To Criticize the Critics: An Objective Bayesian Analysis of Stochastic Trends

In two recent articles, Sims (1988) and Sims and Uhlig (1988) question the value of much of the ongoing literature on unit roots and stochastic trends. They characterize the seeds of this literature as “sterile ideas,” the application of nonstationary limit theory as “wrongheaded and unenlightening” and the use of classical methods of inference as “unreasonable” and “logically unsound.” They advocate in place of classical methods an explicit Bayesian approach to inference that utilizes a flat prior on the autoregressive coefficient. DeJong and Whiteman adopt a related Bayesian approach in a group of papers (1989a,b,c) that seek to reevaluate the empirical evidence from historical economic time series. Their results appear to be conclusive in turning around the earlier, influential conclusions of Nelson and Plosser (1982) that most aggregate economic time series have stochastic trends. So far, these criticisms of unit root econometrics have gone unanswered; the assertions about the impropriety of classical methods and the superiority of flat prior Bayesian methods have been unchallenged; and the empirical reevaluation of evidence in support of stochastic trends has been left without comment.

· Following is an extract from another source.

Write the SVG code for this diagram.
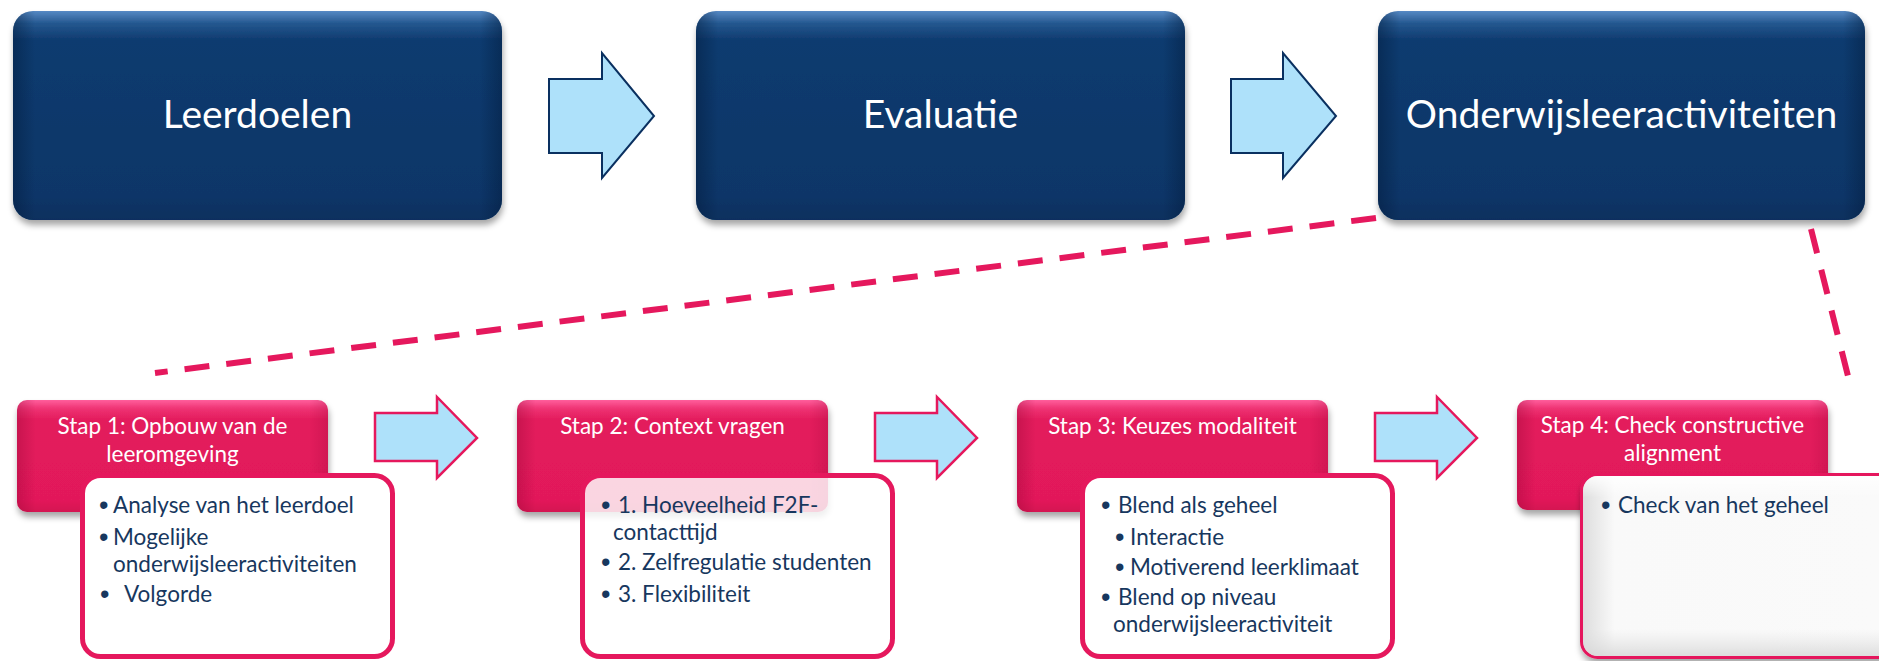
<svg xmlns="http://www.w3.org/2000/svg" width="1879" height="661" viewBox="0 0 1879 661">
  <defs>
    <style>
      .top-label { font-family: Lato, "Noto Sans", sans-serif; font-size: 39px; fill: #ffffff; text-anchor: middle; }
      .step-label { font-family: Lato, "Noto Sans", sans-serif; font-size: 22.5px; fill: #ffffff; text-anchor: middle; }
      .item { font-family: Lato, "Noto Sans", sans-serif; font-size: 22.5px; fill: #17375e; }
      .bullet { font-family: "Liberation Sans", sans-serif; font-size: 27px; fill: #17375e; }
      .navy-box { fill: url(#navyFill); filter: url(#boxShadow); }
      .navy-edge { fill: url(#navySides); }
      .pink-box { fill: url(#pinkFill); filter: url(#boxShadow); }
      .pink-edge { fill: url(#pinkSides); }
      .card { fill: #ffffff; stroke: #e5185d; stroke-width: 5; }
      .block-arrow-top { fill: #aee1fa; stroke: #0a3060; stroke-width: 2; stroke-linejoin: miter; }
      .block-arrow-step { fill: #aee1fa; stroke: #e5185d; stroke-width: 2.5; stroke-linejoin: miter; }
      .dash-link { fill: none; stroke: #e5185d; stroke-width: 6; stroke-dasharray: 25 17; }
    </style>
    <filter id="boxShadow" x="-10%" y="-10%" width="120%" height="130%">
      <feDropShadow dx="1" dy="5" stdDeviation="3" flood-color="#000000" flood-opacity="0.35"/>
    </filter>
    <linearGradient id="navyFill" x1="0" y1="0" x2="0" y2="1">
      <stop offset="0" stop-color="#5689c4"/>
      <stop offset="0.06" stop-color="#24578f"/>
      <stop offset="0.14" stop-color="#0e3b6f"/>
      <stop offset="0.88" stop-color="#0b3668"/>
      <stop offset="1" stop-color="#072f5e"/>
    </linearGradient>
    <linearGradient id="navySides" x1="0" y1="0" x2="1" y2="0">
      <stop offset="0" stop-color="#021a3a" stop-opacity="0.45"/>
      <stop offset="0.045" stop-color="#021a3a" stop-opacity="0"/>
      <stop offset="0.955" stop-color="#021a3a" stop-opacity="0"/>
      <stop offset="1" stop-color="#021a3a" stop-opacity="0.45"/>
    </linearGradient>
    <linearGradient id="pinkFill" x1="0" y1="0" x2="0" y2="1">
      <stop offset="0" stop-color="#ff5e9c"/>
      <stop offset="0.08" stop-color="#ee3272"/>
      <stop offset="0.18" stop-color="#e31b5c"/>
      <stop offset="0.9" stop-color="#e2195a"/>
      <stop offset="1" stop-color="#d41551"/>
    </linearGradient>
    <linearGradient id="pinkSides" x1="0" y1="0" x2="1" y2="0">
      <stop offset="0" stop-color="#8a0030" stop-opacity="0.3"/>
      <stop offset="0.06" stop-color="#8a0030" stop-opacity="0"/>
      <stop offset="0.94" stop-color="#8a0030" stop-opacity="0"/>
      <stop offset="1" stop-color="#8a0030" stop-opacity="0.2"/>
    </linearGradient>
    <linearGradient id="cardShadeX" x1="0" y1="0" x2="1" y2="0">
      <stop offset="0" stop-color="#dcdcdc"/>
      <stop offset="0.1" stop-color="#f9f9f9"/>
      <stop offset="0.9" stop-color="#fafafa"/>
      <stop offset="1" stop-color="#ececec"/>
    </linearGradient>
    <linearGradient id="cardShadeY" x1="0" y1="0" x2="0" y2="1">
      <stop offset="0" stop-color="#ffffff" stop-opacity="0.9"/>
      <stop offset="0.12" stop-color="#ffffff" stop-opacity="0"/>
      <stop offset="0.85" stop-color="#e0e0e0" stop-opacity="0"/>
      <stop offset="1" stop-color="#d6d6d6" stop-opacity="0.8"/>
    </linearGradient>
  </defs>

  <!-- main phases -->
  <g id="leerdoelen">
    <rect class="navy-box" x="13" y="11" width="489" height="209" rx="20"/>
    <rect class="navy-edge" x="13" y="11" width="489" height="209" rx="20"/>
    <text class="top-label" x="257.5" y="128">Leerdoelen</text>
  </g>
  <g id="evaluatie">
    <rect class="navy-box" x="696" y="11" width="489" height="209" rx="20"/>
    <rect class="navy-edge" x="696" y="11" width="489" height="209" rx="20"/>
    <text class="top-label" x="940.5" y="128">Evaluatie</text>
  </g>
  <g id="onderwijsleeractiviteiten">
    <rect class="navy-box" x="1378" y="11" width="487" height="209" rx="20"/>
    <rect class="navy-edge" x="1378" y="11" width="487" height="209" rx="20"/>
    <text class="top-label" x="1621.5" y="128">Onderwijsleeractiviteiten</text>
  </g>

  <!-- connectors: block arrows and dashed zoom lines -->
  <g id="connectors">
    <polygon class="block-arrow-top" points="549,79 602,79 602,53 654,116 602,178 602,153 549,153"/>
    <polygon class="block-arrow-top" points="1231,79 1283,79 1283,53 1336,116 1283,178 1283,153 1231,153"/>
    <polygon class="block-arrow-step" points="375,413 437,413 437,397 477,438 437,478 437,461 375,461"/>
    <polygon class="block-arrow-step" points="875,413 937,413 937,397 977,438 937,478 937,461 875,461"/>
    <polygon class="block-arrow-step" points="1375,413 1437,413 1437,397 1477,438 1437,478 1437,461 1375,461"/>
    <line class="dash-link" x1="1376" y1="218" x2="155" y2="373"/>
    <line class="dash-link" x1="1811" y1="229" x2="1848" y2="376" stroke-dasharray="24 18"/>
  </g>

  <!-- step 1 -->
  <g id="stap1">
    <rect class="pink-box" x="17" y="400" width="311" height="112" rx="10"/>
    <rect class="pink-edge" x="17" y="400" width="311" height="112" rx="10"/>
    <text class="step-label" x="172.5" y="434">Stap 1: Opbouw van de</text>
    <text class="step-label" x="172.5" y="462">leeromgeving</text>
    <rect class="card" x="82.5" y="475.5" width="310" height="181" rx="18"/>
    <text class="bullet" x="99" y="514">•</text>
    <text class="item" x="113" y="513">Analyse van het leerdoel</text>
    <text class="bullet" x="99" y="546">•</text>
    <text class="item" x="113" y="545">Mogelijke</text>
    <text class="item" x="113" y="572">onderwijsleeractiviteiten</text>
    <text class="bullet" x="100" y="603">•</text>
    <text class="item" x="124" y="602">Volgorde</text>
  </g>

  <!-- step 2 -->
  <g id="stap2">
    <rect class="pink-box" x="517" y="400" width="311" height="112" rx="10"/>
    <rect class="pink-edge" x="517" y="400" width="311" height="112" rx="10"/>
    <text class="step-label" x="672.5" y="434">Stap 2: Context vragen</text>
    <rect class="card" x="582.5" y="475.5" width="310" height="181" rx="18" fill-opacity="0.82"/>
    <text class="bullet" x="601" y="514">•</text>
    <text class="item" x="618" y="513">1. Hoeveelheid F2F-</text>
    <text class="item" x="613" y="540">contacttijd</text>
    <text class="bullet" x="601" y="571">•</text>
    <text class="item" x="618" y="570">2. Zelfregulatie studenten</text>
    <text class="bullet" x="601" y="603">•</text>
    <text class="item" x="618" y="602">3. Flexibiliteit</text>
  </g>

  <!-- step 3 -->
  <g id="stap3">
    <rect class="pink-box" x="1017" y="400" width="311" height="112" rx="10"/>
    <rect class="pink-edge" x="1017" y="400" width="311" height="112" rx="10"/>
    <text class="step-label" x="1172.5" y="434">Stap 3: Keuzes modaliteit</text>
    <rect class="card" x="1082.5" y="475.5" width="310" height="181" rx="18"/>
    <text class="bullet" x="1101" y="514">•</text>
    <text class="item" x="1118" y="513">Blend als geheel</text>
    <text class="bullet" x="1115" y="546">•</text>
    <text class="item" x="1130" y="545">Interactie</text>
    <text class="bullet" x="1115" y="576">•</text>
    <text class="item" x="1130" y="575">Motiverend leerklimaat</text>
    <text class="bullet" x="1101" y="606">•</text>
    <text class="item" x="1118" y="605">Blend op niveau</text>
    <text class="item" x="1113" y="632">onderwijsleeractiviteit</text>
  </g>

  <!-- step 4 -->
  <g id="stap4">
    <rect class="pink-box" x="1517" y="400" width="311" height="110" rx="10"/>
    <rect class="pink-edge" x="1517" y="400" width="311" height="110" rx="10"/>
    <text class="step-label" x="1672.5" y="433">Stap 4: Check constructive</text>
    <text class="step-label" x="1672.5" y="461">alignment</text>
    <rect x="1581.5" y="474.5" width="330" height="183" rx="16" fill="url(#cardShadeX)" stroke="#e5185d" stroke-width="3" filter="url(#boxShadow)"/>
    <rect x="1583" y="476" width="327" height="180" rx="15" fill="url(#cardShadeY)"/>
    <text class="bullet" x="1601" y="514">•</text>
    <text class="item" x="1618" y="513">Check van het geheel</text>
  </g>
</svg>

This paper breaks that silence and offers a new perspective. We challenge the methods, the assertions and the conclusions of these articles on the Bayesian analysis of unit roots. Our approach is also Bayesian but we employ objective ignorance priors not flat priors in our analysis. Ignorance priors represent a state of ignorance about the value of a parameter and in many models are very different from flat priors. We demonstrate that in time series models flat priors do not represent ignorance but are actually informative (sic) precisely because they neglect generically available information about how autoregressive coefficients influence observed time series characteristics. Contrary to their apparent intent, flat priors unwittingly bias inferences toward stationary and iid alternatives where they do represent ignorance, as in the linear regression model. This bias helps to explain the outcome of the simulation experiments in Sims and Uhlig and the empirical results of DeJong and Whiteman.

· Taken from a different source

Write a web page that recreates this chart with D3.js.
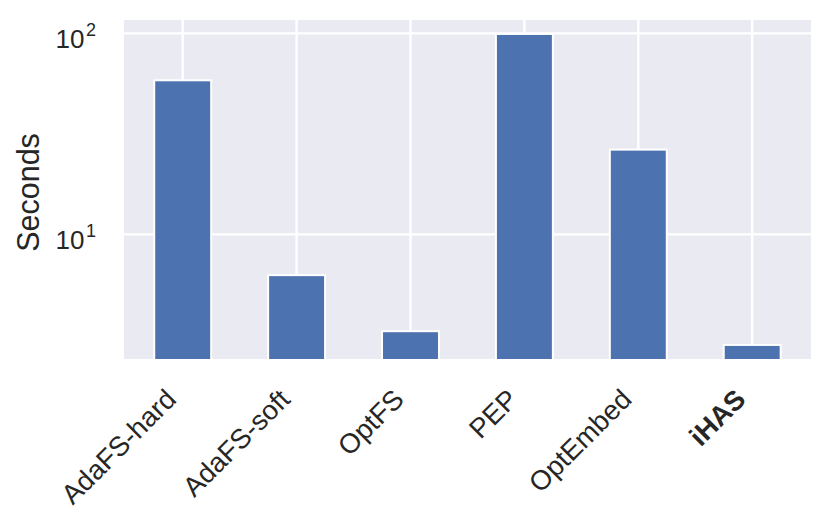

Under flat priors and ignorance priors this paper derives posterior distributions for the parameters in autoregressive models with a deterministic trend and an arbitrary number of lags. Marginal posterior distributions are obtained by using the Laplace approximation for multivariate integrals along the lines suggested by the author (1983) in some earlier work. The bias from the use of flat priors is shown in our simulations to be substantial; and we conclude that it is unacceptably large in models with a fitted deterministic trend, for which the expected posterior probability of a stochastic trend is found to be negligible even though the true data generating mechanism has a unit root. Under ignorance priors, Bayesian inference is shown to accord more closely with the results of classical methods. An interesting outcome of our simulations and our empirical work is the bimodal Bayesian posterior, which demonstrates that Bayesian confidence sets can be disjoint, just like classical confidence intervals that are based on asymptotic theory. The paper concludes with an empirical application of our Bayesian methodology to the Nelson-Plosser series. Seven of the fourteen series show evidence of stochastic trends under ignorance priors, whereas under flat priors on the coefficients all but three of the series appear trend stationary. The latter result corresponds closely with the conclusion reached by DeJong and Whiteman (1989b) (based on truncated flat priors) that all but two of the Nelson-Plosser series are trend stationary. We argue that the DeJong-Whiteman inferences are biased toward trend stationarity through the use of flat priors and that their inferences are fragile (i.e., not robust) not only to the prior but also to the lag length chosen in the time series specification.